RLS for things beyond access control

Once every table is tenant-scoped, you get some useful things for free.

Resource quotas

We limit each tenant to a maximum number of API routes based on their plan. The check is a simple count query: SELECT COUNT(*) FROM routes. Because RLS is active, this only counts the current tenant's routes. No WHERE clause needed. The quota check does not even know other tenants exist.

Billing isolation

Usage metering works the same way. SELECT SUM(request_count) FROM usage WHERE period = '2026-03' automatically returns only the current tenant's usage. The billing pipeline sets the session variable and reads usage figures. It cannot accidentally bill Tenant A for Tenant B's traffic.

Audit logging

Our audit log table is also RLS-protected. When a tenant asks "show me who changed this route," the query is tenant-scoped without any application logic. The audit trail cannot leak across tenants, and we did not write a single line of filtering code to make that happen.

When RLS is not enough

We hit the wall at around 400 tenants. Not because RLS broke. Because one tenant was responsible for 60% of all traffic.

That tenant had 12,000 API routes. The next largest had 300. Their analytics table had 40 million rows. Everyone else combined had 10 million. Query planning was fine for the long tail, but this one tenant's queries were competing for the same shared resources as everyone else.

We could have thrown more hardware at it. We did, for a while. But the real problem was that this tenant needed different vacuum settings, different connection pool sizes, and different backup frequency than the rest.

So we moved them to a dedicated database. Just that one tenant. The other 399 stayed on shared RLS. Our application routing layer checks a tenant config table: if the tenant has a dedicated database, use that connection pool. Otherwise, use the shared pool.

The threshold for us was: if a tenant uses more than 40% of total database resources for two consecutive weeks, they get their own database. We have moved three tenants off so far.

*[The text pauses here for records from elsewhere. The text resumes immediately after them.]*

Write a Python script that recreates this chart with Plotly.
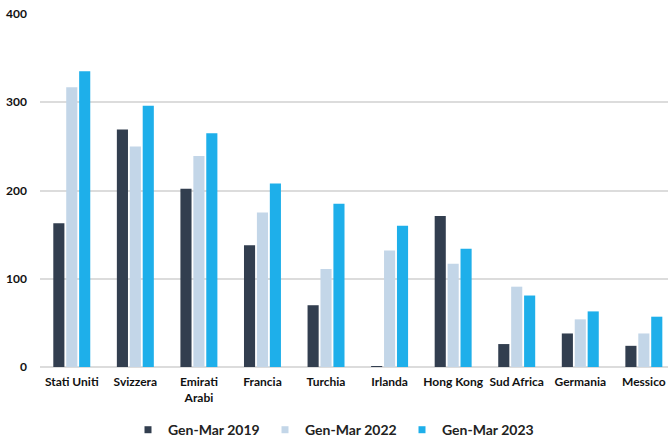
import plotly.graph_objects as go

categories = ["Stati Uniti", "Svizzera", "Emirati<br>Arabi", "Francia", "Turchia",
              "Irlanda", "Hong Kong", "Sud Africa", "Germania", "Messico"]
series_names = ["Gen-Mar 2019", "Gen-Mar 2022", "Gen-Mar 2023"]
values_2019 = [163, 269, 202, 138, 70, 1, 171, 26, 38, 24]
values_2022 = [317, 250, 239, 175, 111, 132, 117, 91, 54, 38]
values_2023 = [335, 296, 265, 208, 185, 160, 134, 81, 63, 57]
y_ticks = [0, 100, 200, 300, 400]

colors = ["#323E4F", "#C3D6E8", "#1EAFEA"]
series = [values_2019, values_2022, values_2023]

fig = go.Figure()
for name, vals, col in zip(series_names, series, colors):
    fig.add_trace(go.Bar(x=categories, y=vals, name=name, marker_color=col,
                         marker_line_width=0, showlegend=False, legendgroup=name))
# legend entries with small square markers
for name, col in zip(series_names, colors):
    fig.add_trace(go.Scatter(x=[None], y=[None], mode="markers", name=name,
                             legendgroup=name,
                             marker=dict(symbol="square", size=7, color=col)))

font_family = "Lato, Open Sans, sans-serif"
fig.update_layout(
    width=668, height=438,
    margin=dict(l=40, r=0, t=14, b=71),
    paper_bgcolor="white", plot_bgcolor="white",
    barmode="group", bargap=0.39, bargroupgap=0.14,
    font=dict(family=font_family, color="#222222"),
    showlegend=True,
    legend=dict(orientation="h", xref="container", yref="container",
                x=128 / 668, xanchor="left", y=0.018, yanchor="middle",
                font=dict(size=14, family=font_family, color="#222222", weight="bold"),
                itemwidth=30, traceorder="normal", entrywidth=92),
    xaxis=dict(range=[-0.5, 9.38], showgrid=False, showline=False, zeroline=False,
               tickfont=dict(size=12, family=font_family, color="#111111", weight="bold"),
               ticks="", tickangle=0, ticklabelstandoff=6),
    yaxis=dict(range=[0, 400], tickvals=y_ticks, showgrid=True, gridcolor="#DCDCDC",
               gridwidth=1.5, zeroline=True, zerolinecolor="#DCDCDC", zerolinewidth=1.5,
               showline=False, ticks="", ticklabelstandoff=12,
               tickfont=dict(size=12, family=font_family, color="#111111", weight="bold")),
)

fig.write_html("out.html")
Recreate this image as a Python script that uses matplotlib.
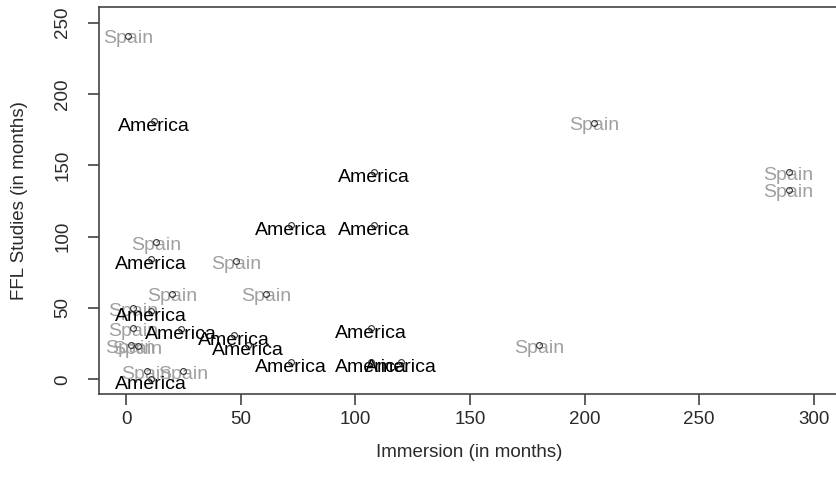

The rest are happy on shared RLS and probably will be for years.

What I would do differently

I would add tenant_id to every index from day one. We had to rebuild several large indexes in production, which meant hours of CREATE INDEX CONCURRENTLY and careful monitoring.

I would also build the dedicated-database escape hatch earlier. Not because we needed it early, but because knowing the path out makes you less nervous about putting everything on shared RLS in the first place.

RLS is not magic. It is a PostgreSQL feature that does one thing well: it makes sure your application code cannot accidentally show one tenant's data to another. The quotas, the billing, the audit trail, those are side effects of a good data model. But that one thing, the isolation guarantee that works even when your developers are tired and your code has bugs, that is the reason we use it.